What needs to change?

MDN calls on members to not discriminate between members of their own party and those of the opposition when working with the constituents they represent.

It further notes that many MPs have expressed concerns that they are expected to spend on constituents from their own salaries. MDN states that this practice would prove detrimental to democratic norms. The NGO calls upon MPs to refrain from giving out hand-outs, and to instead work on strengthening the necessary social security frameworks.

MDN also calls on the parliament to increase accessibility to meetings, bills, motions, etc to the general public. It also notes the importance of members considering national interest ahead of political gains.

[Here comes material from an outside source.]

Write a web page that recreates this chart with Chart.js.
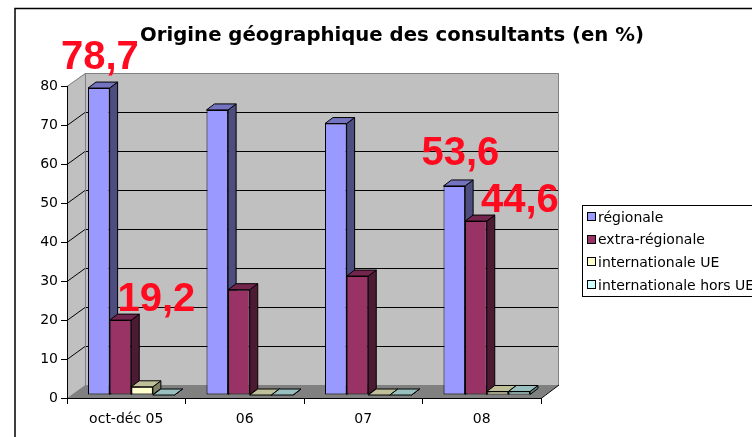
<!DOCTYPE html>
<html>
<head>
<meta charset="utf-8">
<script src="https://cdn.jsdelivr.net/npm/chart.js@4"></script>
<style>
  html, body { margin: 0; padding: 0; background: #fff; overflow: hidden; }
  canvas { display: block; }
</style>
</head>
<body>
<canvas id="chart" width="752" height="437"></canvas>
<script>
// Data
const categories = ['oct-déc 05', '06', '07', '08'];
const seriesNames = ['régionale', 'extra-régionale', 'internationale UE', 'internationale hors UE'];
const regionale = [78.7, 73.1, 69.6, 53.6];
const extraRegionale = [19.2, 27.0, 30.5, 44.6];
const internationaleUE = [2.1, 0, 0, 0.9];
const internationaleHorsUE = [0, 0, 0, 0.9];
const yMin = 0;
const yMax = 80;
const yStep = 10;
// bars that get a big red value: [series, category]
const calloutBars = [[0, 0], [1, 0], [0, 3], [1, 3]];

// Styles
const frontColors = ['#9999ff', '#993366', '#ffffcc', '#ccffff'];
const topColors = ['#7373bf', '#73264d', '#bfbf99', '#99bfbf'];
const sideColors = ['#4d4d80', '#4d1a33', '#808066', '#668080'];
const calloutOffsets = [[1, -19], [36, -9], [6, -21], [44, -9]];
const WALL_DX = 18, WALL_DY = 13;   // depth of the box
const BAR_DX = 8, BAR_DY = 6;       // depth of a column
const SHIFT_X = 5, SHIFT_Y = -3;    // columns sit a bit inside the box
const FONT = "'DejaVu Sans', Verdana, sans-serif";

const allSeries = [regionale, extraRegionale, internationaleUE, internationaleHorsUE];

function fmt(v) {
    return v.toFixed(1).replace('.', ',');
}

function poly(ctx, pts) {
    ctx.beginPath();
    ctx.moveTo(pts[0][0], pts[0][1]);
    for (let i = 1; i < pts.length; i++) ctx.lineTo(pts[i][0], pts[i][1]);
    ctx.closePath();
}

// Walls, floor and grid drawn behind everything
const box3d = {
    id: 'box3d',
    beforeDraw(chart) {
        const ctx = chart.ctx;
        const { left, right, top, bottom } = chart.chartArea;
        const yScale = chart.scales.y;
        ctx.save();
        ctx.fillStyle = '#c0c0c0';
        poly(ctx, [[left, top], [left + WALL_DX, top - WALL_DY], [left + WALL_DX, bottom - WALL_DY], [left, bottom]]);
        ctx.fill();
        ctx.fillRect(left + WALL_DX, top - WALL_DY, right - left, bottom - top);

        ctx.fillStyle = '#808080';
        poly(ctx, [[left, bottom], [left + WALL_DX, bottom - WALL_DY], [right + WALL_DX, bottom - WALL_DY], [right, bottom]]);
        ctx.fill();

        ctx.strokeStyle = '#000';
        ctx.lineWidth = 1;
        for (let v = yMin + yStep; v < yMax; v += yStep) {
            const py = Math.round(yScale.getPixelForValue(v)) + 0.5;
            ctx.beginPath();
            ctx.moveTo(left, py);
            ctx.lineTo(left + WALL_DX, py - WALL_DY);
            ctx.lineTo(right + WALL_DX, py - WALL_DY);
            ctx.stroke();
        }

        ctx.strokeStyle = '#808080';
        ctx.beginPath();
        ctx.moveTo(left, top + 0.5);
        ctx.lineTo(left + WALL_DX + 0.5, top - WALL_DY + 0.5);
        ctx.lineTo(right + WALL_DX - 0.5, top - WALL_DY + 0.5);
        ctx.lineTo(right + WALL_DX - 0.5, bottom - WALL_DY);
        ctx.moveTo(left + WALL_DX + 0.5, top - WALL_DY);
        ctx.lineTo(left + WALL_DX + 0.5, bottom - WALL_DY);
        ctx.stroke();

        ctx.strokeStyle = '#000';
        ctx.beginPath();
        ctx.moveTo(right, bottom + 0.5);
        ctx.lineTo(right + WALL_DX, bottom - WALL_DY);
        ctx.stroke();
        ctx.restore();
    },

    // columns in series order so later ones cover the sides of earlier ones
    beforeDatasetsDraw(chart) {
        const ctx = chart.ctx;
        ctx.save();
        ctx.translate(SHIFT_X, SHIFT_Y);
        ctx.lineWidth = 1;
        ctx.strokeStyle = '#000';
        ctx.lineJoin = 'round';
        chart.data.datasets.forEach((ds, i) => {
            const meta = chart.getDatasetMeta(i);
            meta.data.forEach(bar => {
                bar.draw(ctx);
                const { x, y, base, width } = bar.getProps(['x', 'y', 'base', 'width'], true);
                const l = x - width / 2, r = x + width / 2;
                const t = Math.min(y, base), b = Math.max(y, base);
                ctx.fillStyle = sideColors[i];
                poly(ctx, [[r, t], [r + BAR_DX, t - BAR_DY], [r + BAR_DX, b - BAR_DY], [r, b]]);
                ctx.fill();
                ctx.stroke();
                ctx.fillStyle = topColors[i];
                poly(ctx, [[l, t], [l + BAR_DX, t - BAR_DY], [r + BAR_DX, t - BAR_DY], [r, t]]);
                ctx.fill();
                ctx.stroke();
            });
        });
        ctx.restore();
        return false;
    },

    afterDraw(chart) {
        const ctx = chart.ctx;
        ctx.save();

        // outer frame
        ctx.strokeStyle = '#000';
        ctx.lineWidth = 1.5;
        ctx.beginPath();
        ctx.moveTo(15, chart.height);
        ctx.lineTo(15, 8.5);
        ctx.lineTo(chart.width, 8.5);
        ctx.stroke();

        // title
        ctx.fillStyle = '#000';
        ctx.font = 'bold 19.7px ' + FONT;
        ctx.textAlign = 'center';
        ctx.textBaseline = 'alphabetic';
        ctx.fillText('Origine géographique des consultants (en %)', 392, 41);

        // big red values
        ctx.font = "bold 40px 'Liberation Sans', Arial, sans-serif";
        ctx.fillStyle = '#ff0a1e';
        calloutBars.forEach(([s, c], k) => {
            const bar = chart.getDatasetMeta(s).data[c];
            const top = Math.min(bar.y, bar.base);
            ctx.fillText(fmt(allSeries[s][c]), bar.x + SHIFT_X + calloutOffsets[k][0], top + SHIFT_Y + calloutOffsets[k][1]);
        });

        // legend
        const lx = 582.5, ly = 205.5, lh = 91;
        ctx.fillStyle = '#fff';
        ctx.fillRect(lx, ly, chart.width, lh);
        ctx.lineWidth = 1;
        ctx.strokeStyle = '#000';
        ctx.strokeRect(lx, ly, chart.width, lh);
        ctx.font = '14px ' + FONT;
        ctx.textAlign = 'left';
        ctx.textBaseline = 'middle';
        seriesNames.forEach((name, i) => {
            const cy = 217 + i * 22.7;
            ctx.fillStyle = frontColors[i];
            ctx.fillRect(587.5, Math.round(cy) - 4.5, 8, 8);
            ctx.strokeRect(587.5, Math.round(cy) - 4.5, 8, 8);
            ctx.fillStyle = '#000';
            ctx.fillText(name, 598, cy + 1);
        });
        ctx.restore();
    }
};

const datasets = seriesNames.map((name, i) => ({
    label: name,
    data: allSeries[i],
    backgroundColor: frontColors[i],
    borderColor: '#000',
    borderWidth: 1,
    borderSkipped: false,
    categoryPercentage: 0.73,
    barPercentage: 1
}));

new Chart(document.getElementById('chart'), {
    type: 'bar',
    data: { labels: categories, datasets: datasets },
    plugins: [box3d],
    options: {
        responsive: false,
        devicePixelRatio: 1,
        animation: false,
        events: [],
        layout: { padding: { top: 86, right: 211, bottom: 0, left: 0 } },
        plugins: {
            legend: { display: false },
            title: { display: false },
            tooltip: { enabled: false }
        },
        scales: {
            x: {
                grid: { drawOnChartArea: false, tickLength: 6, color: '#000', offset: true },
                border: { color: '#000', width: 1 },
                ticks: { color: '#000', font: { family: FONT, size: 14 }, padding: 7, maxRotation: 0 },
                afterFit: s => { s.height = 39; }
            },
            y: {
                min: yMin,
                max: yMax,
                grid: { drawOnChartArea: false, tickLength: 6, color: '#000' },
                border: { color: '#000', width: 1 },
                ticks: { stepSize: yStep, color: '#000', font: { family: FONT, size: 14 }, padding: 3 },
                afterFit: s => { s.width = 67; }
            }
        }
    }
});
</script>
</body>
</html>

The electorate itself is asked to ensure that they cast an informed vote when electing members to represent them in parliament.


2 thoughts on “Parliament Watch aims to increase citizen involvement in the legislative process: MDN”

  1. MDN lacks the trained human resource to effectively implement this plan.

    However, this is a good initiative, so the government and donor agencies must support the NGO help realize its goals.

    Also Fathimath et. al. must try to get experienced consultants on board to draft the necessary framework within which they could really make a contribution to furthering the goals of democratic consolidation. I believe MDN's first focus should be on educating the public on the role and function of Parliament within the constitutional framework adopted by the Maldives. Awareness in this crucial area is depressingly low even in the urban area of Male.

    MDN must try to disseminate simple and educational material on how Parliament conducts its work, the importance of legislation, the extent and limits of the powers held by MPs, the stages followed in the legislative process etc. etc.

    Simply keeping tabs on the attendance of MPs and publicizing the same is really not the most productive method of raising public awareness about Parliament. That is of course my view MDN may think differently.

    In this day and age, MDN could achieve a lot by strengthening a website for the proposed Majlis watch program.

    It would also be great if the NGO could provide, in simple and layman terms, the objectives of new bills submitted to Parliament so the public could make an informed decision on where their support lies. Also voting records could be tabulated in order to show how each political party, as a whole, voted on an issue. This would be a great resource for the media as well. As several political parties make loud speeches about supporting this or that and vote against the very same proposal in Parliament.

  2. To start off with, it will be useful if Parliament Watch could get the Parliament Committee Schedule available on the public domain to deter the ingrained practice of secretively conducting committee meetings below the public and media radar.